Morgan Freeman was a solid choice for Leading Actor. Put a picture of Nelson Mandela next to Morgan Freeman and you would think they were separated at birth. Freeman’s accent was consistent throughout the film, but not sure the accent fit Freeman’s normal demeanor. All other aspects of Freeman’s performance were completely expected from the seasoned performer. Not sure Freeman deserves the win in this category in comparison to Clooney & Bridges, but helps make Invictus an overall “feel good” film.
Matt Damon, plain and simply is hardly in this film. The beginning portion of the film is completely Matt Damon free. The end relies heavy on his involvement however, as the rugby team captain of the South Africa Springboks.
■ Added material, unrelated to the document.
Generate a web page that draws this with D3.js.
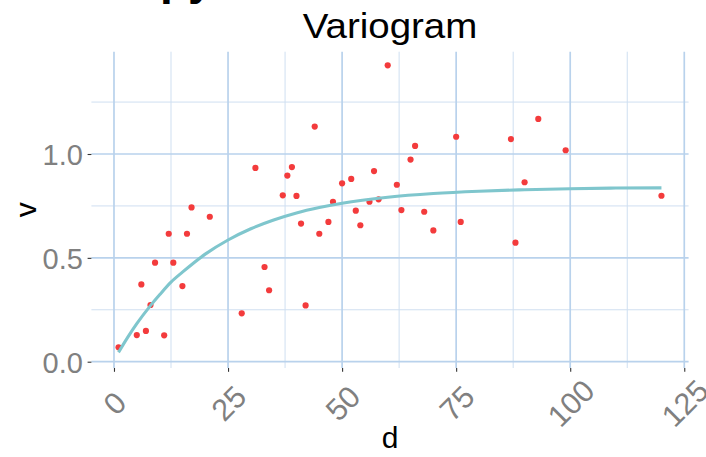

Damon’s performance was lackluster, however. Not that Damon did not fit the part but there was little part to be had besides the few inspirational speeches given to his team. Keanu Reeves did that in The Replacements and in no way would he have deserved an Oscar nod for that performance. So far, Damon’s performance falls below the others viewed, with nothing against Matt Damon because he, like Freeman, makes this film well-rounded.
Acting awards aside, Invictus was an overall great film. The film accurately depicted the events of that era and depicted them well in an entertaining way, which was the film’s job and intentions. I would say this film succeeded. For the two hours spent viewing it, I was enthralled by the story and was able to pick up the symbolism between all the different groups and how they came together, all because of Nelson Mandela. Not every historical depiction can also be entertaining. One of the film’s only downfalls was making the coming together of the different cultures very simple, while I am sure in reality, the desegregation of South Africa was more grueling and painstaking. Damon’s family was able to get passed their hate for Mandela in the matter of a few scenes, even though his family was hardly involved what-so-ever. Cops were willing to let a young black boy sit on their car after minutes earlier shooing him (which was great for comic relief, but extremely unrealistic).
In the end, another great family film brought to the light by the Academy Awards, but I feel as though that is all I took from it and nothing more. I do not see either man taking home the award on Oscar night (not that seeing Freeman with the gold would both me). I would definitely watch this film again, as it takes the historical accurate film and combines it with the sports genre film to create a nice, even blend.